The Hidden Tools of Tyranny: Untethered Empathy and Malevolent Compassion
The deception of Satan’s plan wasn’t just force. It was framed as love. It was cloaked in
empathy.
Let’s call it what it is: “untethered empathy” and “malevolent compassion.” This is Satan’s
primary tool then, and now.
Untethered empathy says, “I feel your pain, and nothing else matters.” It detaches compassion
from accountability. It severs love from truth. It offers comfort without repentance or covenant.
That’s why today we hear, “Love is love.” “You do you.” “God loves you no matter what.” These
phrases sound kind. But strip away their surface and you find hollow half-truths. Truth without
love is cruelty. But love without truth? That’s just sentimental nihilism.
Now take that empathy and put it into action—that’s malevolent compassion. That’s when
empathy becomes ideology. That’s when the “feelings” justify rebellion against divine law.
You see it in the attacks on the family. The redefinition of identity. The assault on the Law of
Chastity and the order of the family. And it always starts with compassion: “I’m just trying to
help people.” But as C.S. Lewis warned, the tyranny sincerely exercised for the good of its
victims may be the most oppressive of all.
People don’t want to be evil. So they invent a new morality. A morality not revealed by God, but invented by man. That’s how you justify darkness in the name of light. That’s how you get an Antichrist culture, one that crucifies truth while preaching love.
This is what’s filling our institutions. Our universities. Even our chapels. A counterfeit morality
built on untethered empathy and malevolent compassion.
And here’s the sobering truth: the hosts of heaven who followed Lucifer may not have been
monsters. Not at first. They were likely lured in. They were deceived by that same false
compassion. The War in Heaven was never about cartoonish evil. It was about seductive lies.
That’s the real evil. And it’s happening again.
The Path of the Savior: Grace and Truth
Contrast all that with the Savior. John tells us Jesus was “full of grace and truth.” Not just grace. And not just truth. Both.

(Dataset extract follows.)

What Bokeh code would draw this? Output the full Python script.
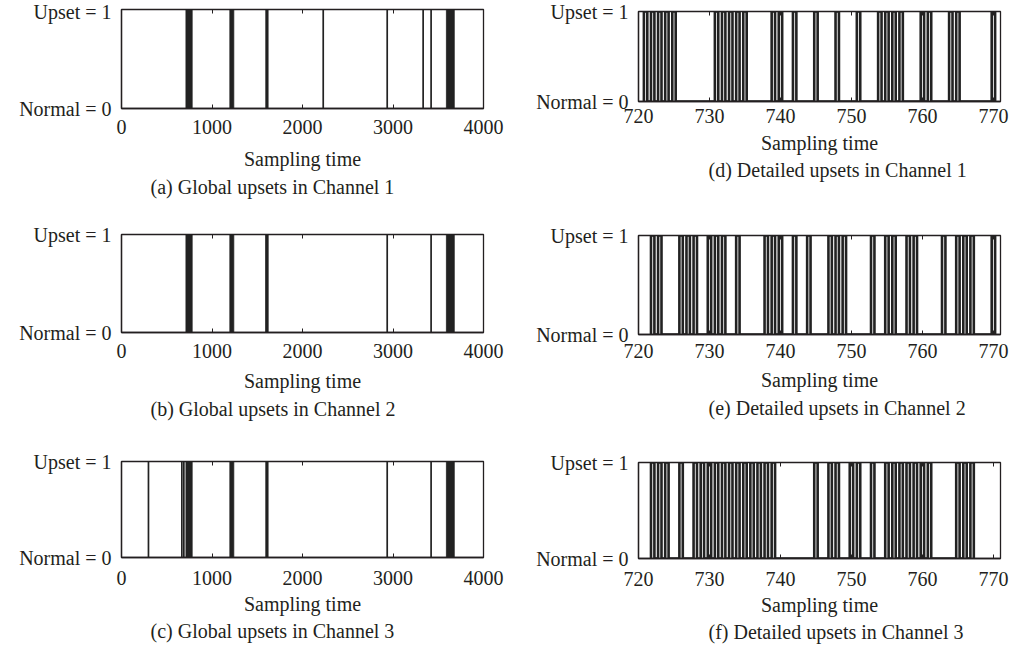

That’s what our temple experience teaches us. That’s what the covenants are for. Not just to show us the path—but to transform us into covenant keepers, into Christlike beings. Not just “I love you,” but “Come, follow me.” “Do as I do.” That’s the gospel.
The modern world wants Teddy Bear Jesus. Fluffy. Safe. No demands. But the real Christ is both Lion and Lamb. He invites us to become like Him, and He gives us the power to do it. He
redeems us not in our sins—but from our sins.
The Invitation We Accepted
This is the truth we knew in the premortal world. We saw the plan. We saw the pain. We saw the adversity, the horror, the injustice, the suffering. And still—we chose the Father’s plan.
That’s why you’re here.
You chose the hard path because you knew where it led: Exaltation. Growth. The very character of God.
Lucifer’s plan is always easier. It offers comfort up front, but chains on the back end. Christ’s
plan demands sacrifice up front, but freedom in the end.
So don’t be surprised when the philosophies of men tug at your heartstrings. They may sound
right. They may feel good. That’s the point. The adversary doesn’t start with horns and hatred, he starts with empathy. He offers a cause, a new morality, a justification. And unless we’re anchored in revealed truth, we’ll fall for it.
We Are Still at War
The War in Heaven wasn’t a one-time event. It’s the war of our age. It’s the war inside your
home, your ward, your children’s schools, and your own heart. It is still about agency. It is still
about glory. It is still about truth.
So ask yourself: Am I grounded in the gospel of Christ—or in a counterfeit gospel of compassion without covenants?
Do I recognize truth, or have I traded it for soothing lies?
Are we raising children for Zion—or preparing them to fall for Babylon with a smile?
Final Word
This war is real. But so is the Savior. He is grace and truth. He is covenant and comfort. He is
our Redeemer—and He invites us into the process of becoming.
Let’s not nibble on the carrot of Untethered Empathy and Malevolent Compassion. Let us love
with truth. Lett us love through covenant. Let us love with the Pure Love of Christ.